Photo by Christian Razukas, Mexican Embassy Doc., Jesus Cedeño Doc.
“You have to believe in the magic of fashion,” says Jesus Cedeño. The 26-year-old Venezuelan recently staged an unusual trunk show for his “Mextik” collection at the Jakarta residence of Federico Salas, Mexico’s ambassador to Indonesia. His models did not strut down a runway, and instead sauntered–slowly–to a sultry rendition of the classic song “Peligrosa” (Danger) by Mexican-American singer Lila Downs. What the models wore was striking and equally unusual, for example, a crop-top kebaya daringly matched with flared pants—and a sombrero—or an electrifying mini-dressin Mexican Pink, delicately emblazoned with animal patterns, applied using Indonesian batik techniques.
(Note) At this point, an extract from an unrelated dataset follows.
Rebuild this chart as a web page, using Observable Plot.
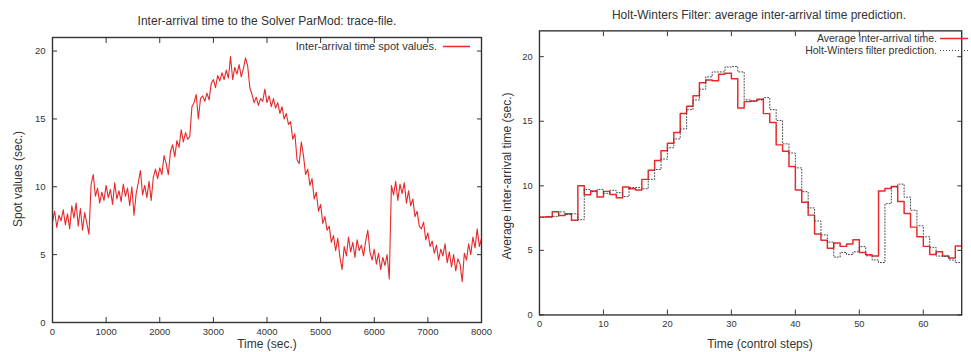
<!DOCTYPE html>
<html><head><meta charset="utf-8">
<script src="https://cdn.jsdelivr.net/npm/d3@7"></script>
<script src="https://cdn.jsdelivr.net/npm/@observablehq/plot@0.6"></script>
<style>
html,body{margin:0;padding:0;background:#fff;}
body{width:971px;height:352px;overflow:hidden;position:relative;font-family:"Liberation Sans",Arial,sans-serif;}
.abs{position:absolute;left:0;top:0;}
</style></head><body>
<div id="left" class="abs" style="left:0px;top:0px"></div>
<div id="right" class="abs" style="left:490px;top:0px"></div>
<svg id="overlay" class="abs" width="971" height="352" style="pointer-events:none;overflow:visible"></svg>
<script>
// ---------- Left panel data: spot inter-arrival values (sec.), sampled every 40 s from 0 to 8000 s
const spotInterval = 40;
const spotValues = [
  7.4, 8.2, 7.0, 7.9, 7.5, 8.3, 7.2, 8.0, 6.9, 8.6, 7.7, 8.8, 7.1, 8.4, 6.8, 8.1, 7.3, 6.5,
  10.2, 10.9, 9.3, 9.9, 8.8, 9.6, 9.0, 10.1, 9.2, 9.8, 8.7, 10.3, 9.1, 9.7, 8.9, 10.2, 9.3, 9.9, 8.6, 10.0,
  7.9, 9.5, 10.3, 11.2, 9.4, 10.1, 9.2, 10.4, 9.0, 10.7, 11.3, 10.6, 11.4, 10.9, 12.3, 11.7, 10.9, 12.6, 13.1, 12.2,
  13.4, 12.9, 14.2, 13.3, 14.0, 13.5, 13.7, 15.9, 16.2, 16.8, 15.0, 16.5, 16.7, 16.3, 16.9, 16.4, 17.6, 17.9, 17.3, 18.2,
  17.8, 18.4, 17.9, 18.6, 18.0, 19.6, 17.9, 18.8, 18.3, 19.0, 18.1, 18.7, 19.5, 18.9, 17.3, 16.8, 16.2, 16.6, 16.0, 16.5,
  16.3, 17.2, 16.2, 16.7, 15.9, 16.5, 15.8, 16.2, 15.4, 15.9, 15.0, 15.4, 14.6, 14.8, 13.5, 13.9, 12.0, 11.7, 13.3, 12.3,
  10.9, 11.3, 10.1, 10.6, 9.1, 9.6, 8.2, 8.7, 7.3, 7.8, 6.8, 7.1, 5.9, 6.4, 5.3, 6.2, 4.8, 3.9, 5.6, 4.9,
  6.3, 5.2, 5.9, 4.8, 6.1, 5.3, 5.7, 4.9, 6.0, 6.8, 5.2, 4.6, 5.4, 4.3, 5.1, 3.9, 4.8, 4.2, 5.0, 3.2,
  10.1, 9.4, 10.4, 9.0, 10.2, 9.5, 10.3, 8.8, 9.7, 8.6, 9.1, 7.8, 8.2, 7.1, 6.9, 7.4, 6.1, 6.6, 5.6, 6.0,
  5.1, 5.7, 4.6, 5.4, 4.9, 5.8, 4.4, 5.2, 4.1, 5.0, 3.8, 4.7, 4.3, 3.0, 5.1, 4.6, 5.8, 5.0, 6.3, 5.5,
  6.9, 5.6, 6.2
];
const leftXTicks = [0, 1000, 2000, 3000, 4000, 5000, 6000, 7000, 8000];
const leftYTicks = [0, 5, 10, 15, 20];
const leftTitle = "Inter-arrival time to the Solver ParMod: trace-file.";
const leftXLabel = "Time (sec.)";
const leftYLabel = "Spot values (sec.)";
const leftLegend = "Inter-arrival time spot values.";

// ---------- Right panel data: per control step
const avgValues = [
  7.58, 7.6, 8.0, 7.7, 7.83, 7.33, 10.0, 9.3, 9.6, 9.14,
  9.57, 9.32, 9.07, 9.9, 9.77, 9.67, 10.5, 11.2, 11.96, 12.72,
  13.3, 14.13, 15.6, 16.17, 16.98, 17.98, 18.19, 18.14, 18.64, 18.72,
  18.29, 16.02, 16.52, 16.57, 16.7, 15.59, 14.9, 13.17, 12.67, 11.49,
  9.67, 8.72, 7.73, 6.27, 5.79, 5.16, 5.57, 5.31, 5.49, 5.82,
  4.84, 4.66, 4.56, 9.6, 9.8, 9.95, 8.79, 7.86, 6.8, 6.05,
  5.31, 4.68, 4.89, 4.56, 4.41, 5.34
];
const hwValues = [
  7.55, 7.57, 7.63, 7.98, 7.78, 7.83, 7.38, 9.72, 9.55, 9.72,
  9.42, 9.65, 9.47, 9.17, 9.87, 9.87, 9.77, 10.5, 11.26, 12.07,
  12.95, 13.63, 14.4, 15.9, 16.65, 17.48, 18.44, 18.82, 18.82, 19.2,
  19.24, 18.82, 16.65, 16.55, 16.65, 16.83, 15.9, 15.06, 13.25, 12.54,
  11.39, 9.55, 8.29, 7.28, 6.2, 5.64, 4.48, 4.84, 4.68, 4.89,
  5.29, 4.58, 4.26, 4.06, 8.62, 9.92, 10.13, 9.12, 8.11, 6.9,
  6.05, 5.24, 4.56, 4.53, 4.26, 4.06
];
const rightXTicks = [0, 10, 20, 30, 40, 50, 60];
const rightYTicks = [0, 5, 10, 15, 20];
const rightTitle = "Holt-Winters Filter: average inter-arrival time prediction.";
const rightXLabel = "Time (control steps)";
const rightYLabel = "Average inter-arrival time (sec.)";
const rightLegend = ["Average inter-arrival time.", "Holt-Winters filter prediction."];

// ---------- build tables
const spot = spotValues.map((v, i) => ({t: i * spotInterval, v}));
function stepTable(vals) {
  const rows = vals.map((v, k) => ({k, v}));
  rows.push({k: vals.length, v: vals[vals.length - 1]}); // close the last step
  return rows;
}
const avgData = stepTable(avgValues);
const hwData = stepTable(hwValues);

const RED = "#e8282a";
const FONT = "'Liberation Sans', Arial, sans-serif";
const baseStyle = {fontFamily: FONT, fontSize: "9.5px", color: "#333", overflow: "visible", background: "transparent"};

function axes(xt, yt) {
  return [
    Plot.axisX(xt, {anchor: "bottom", tickSize: -5, tickPadding: 11, tickFormat: "d", label: null, stroke: "#333"}),
    Plot.axisX(xt, {anchor: "top", tickSize: -5, tickFormat: () => "", label: null, stroke: "#333"}),
    Plot.axisY(yt, {anchor: "left", tickSize: -5, tickPadding: 12, tickFormat: "d", label: null, stroke: "#333"}),
    Plot.axisY(yt, {anchor: "right", tickSize: -5, tickFormat: () => "", label: null, stroke: "#333"})
  ];
}

const left = Plot.plot({
  width: 490, height: 352,
  marginLeft: 52, marginRight: 9, marginTop: 37, marginBottom: 30,
  style: baseStyle,
  x: {domain: [0, 8000]},
  y: {domain: [0, 21]},
  marks: [
    ...axes(leftXTicks, leftYTicks),
    Plot.line(spot, {x: "t", y: "v", stroke: RED, strokeWidth: 1.1}),
    Plot.frame({stroke: "#333", strokeWidth: 1.4})
  ]
});
document.getElementById("left").appendChild(left);

const right = Plot.plot({
  width: 491, height: 352,
  marginLeft: 50, marginRight: 10, marginTop: 31, marginBottom: 31,
  style: baseStyle,
  x: {domain: [0, 66]},
  y: {domain: [0, 22]},
  marks: [
    ...axes(rightXTicks, rightYTicks),
    Plot.line(avgData, {x: "k", y: "v", curve: "step-after", stroke: RED, strokeWidth: 1.5}),
    Plot.line(hwData, {x: "k", y: "v", curve: "step-after", stroke: "#444", strokeWidth: 1, strokeDasharray: "1,2"}),
    Plot.frame({stroke: "#333", strokeWidth: 1.4})
  ]
});
document.getElementById("right").appendChild(right);

// ---------- overlay texts and legends
const ov = d3.select("#overlay").style("font-family", FONT).attr("fill", "#333");
function txt(x, y, s, size, anchor, rot) {
  const t = ov.append("text").attr("font-size", size).attr("text-anchor", anchor).attr("fill", "#333").text(s);
  if (rot) t.attr("transform", `translate(${x},${y}) rotate(-90)`);
  else t.attr("x", x).attr("y", y);
  return t;
}
txt(267, 25, leftTitle, 12, "middle");
txt(759, 18.5, rightTitle, 12, "middle");
txt(267, 347.5, leftXLabel, 12, "middle");
txt(760, 347.5, rightXLabel, 12, "middle");
txt(22, 179, leftYLabel, 12, "middle", true);
txt(511, 176, rightYLabel, 12, "middle", true);

txt(437, 50, leftLegend, 11, "end");
ov.append("line").attr("x1", 443).attr("x2", 470).attr("y1", 46.5).attr("y2", 46.5).attr("stroke", RED).attr("stroke-width", 1.5);
txt(937, 42, rightLegend[0], 10.5, "end");
ov.append("line").attr("x1", 940).attr("x2", 968).attr("y1", 38.5).attr("y2", 38.5).attr("stroke", RED).attr("stroke-width", 1.5);
txt(937, 54, rightLegend[1], 10.5, "end");
ov.append("line").attr("x1", 940).attr("x2", 968).attr("y1", 50.5).attr("y2", 50.5).attr("stroke", "#444").attr("stroke-width", 1).attr("stroke-dasharray", "1,2");
</script>
</body></html>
Batik attracted Cedeño for practical reasons when he studied fashion design at the Brivil Institute of Design in Caracas. “I was always looking for a way to paint on fabric, but traditional paint always changes the weight,” he says. “Batik was a new, fascinating universe. I found a technique I could use to paint—to make things contemporary. I found a huge tradition.” While there’s no technique of wax dyeing in Venezuela, there is an indigenous tradition of working with indigo dyes, as well as an Indonesian tenun-like style of weaving from the Andes, Cedeño says. Although some designers such as Liliana Avila in Caracas have used batik, Cedeño said his intro to the textile came from Indonesia’s then-ambassador to Venezuela, who he met at a fashion show for the Venezuelan designer Angel Sanchez. Inspired by the ambassador, Cedeño lobbied to make batik the theme for his class’ runway project, where upwards of 50 students experimented with the technique. He later became secretary of the embassy’s batik club and won a Dharmasiswa scholarship from the Indonesian government to study batik at PPPPTK Seni dan Budaya, school in Yogyakarta.
Cedeño said he quickly learned that batik required patience—and a complete shift in mind—set. Eager to get started after arriving, the designer said that he had to learn to relax. Visions of crafting six, eight or even ten batik were quickly revised downwards after venturing to workshops in small villages, where he watched artisans painstakingly paint dots on batik for days on end. “Batik is a way of life,” he says of the experience. “We were all anxious and waiting to start making batik, but batik is about patience.” For Mextik, Cedeño drew on Tenango, a traditionally dynamic and flamboyant form of embroidery crafted by artisans in the Otomi-Tepehua of Mexico’s Hidalgo state. Tenango, famed for its vibrant depictions of flora and fauna, was rendered onto cotton and silk by Cedeño using a canting wax pen. The designer also reconceptualized traditional attire from Oaxaca, Queretaro and Vera Cruz, fusing the pieces with kebaya and other traditional Javanese touches. The Tenango-inspired mini-dress was one of the hardest pieces to craft, Cedeño says, describing the difficulties he faced in blending dyes to achieve its Mexican Pink colour.
Mextik can introduce young people to batik in a way that they are not used to, offering sexy, colourful looks that can easily be dressed up for the office. “’How hot!’” he says of some of the reactions to his work. “’How elegant!’” For now, the line is available by commission only: Cedeño wants to keep the creative freedom that designing made-to-order pieces for women offers. He also has plans to launch a line of batik men’s shirts later this year. “Batik is a lifestyle,” he says. “Batik is a technique that I will always use.”